Not only that, but it was noble to attach a $400 million cash payment to the release of our hostages. And if that's the case, I don't understand why they weren't transparent and aboveboard about it from the outset and why it took reports from The Wall Street Journal and the Associated Press to get them to be candid about this, you know, seven months later after the fact that. That, I think, is troubling to a lot of conservatives, not only conservatives but to all the critics of press and the questions of John Kirby at the State Department fielded yesterday were from, really, mostly from the Associated Press.

SHAPIRO: E.J., the RNC is today calling on Secretary Clinton to disavow what the Republican Party calls a ransom payment. Do you think she should?

DIONNE: No, I don't think it's a ransom payment. I mean, obviously so much of how you view this is how you view the Iran deal. And to Audie's question, we're not going to know what this deal looks like for about 10 years. But for people who supported the deal, and I was one of those, you look at this and you say, look, the administration has always said we were trying to settle everything at once. If there is something that falls apart, the rest of the deal won't go through.

This money was Iran's money. We were going to have to pay it to Iran at some point anyway.
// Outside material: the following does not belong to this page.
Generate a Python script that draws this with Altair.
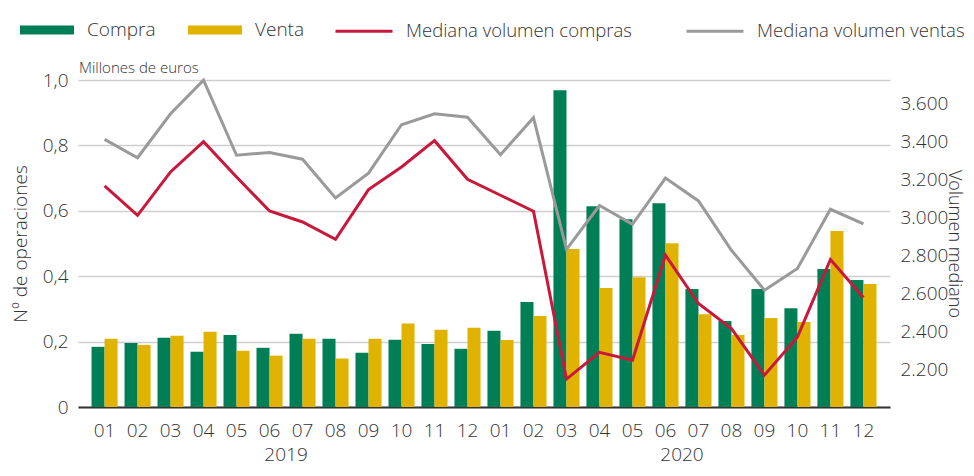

That's the administration's argument. And that, in a way, if they're negotiating for the hostages, I wouldn't want them to release the money until they're sure the other part of the deal is in place.

I suppose they could have put out more information earlier, but they were upfront that this payment coincided in time with the release of the hostages. So I think this really is a question of which - how do you view the deal, and that's how you're going to view this story.

SHAPIRO: E.J. Dionne of The Washington Post and the Brookings Institution, thanks as always.

DIONNE: Good to be with you.

SHAPIRO: And Eliana Johnson, Washington editor of the National Review. Good to have you here.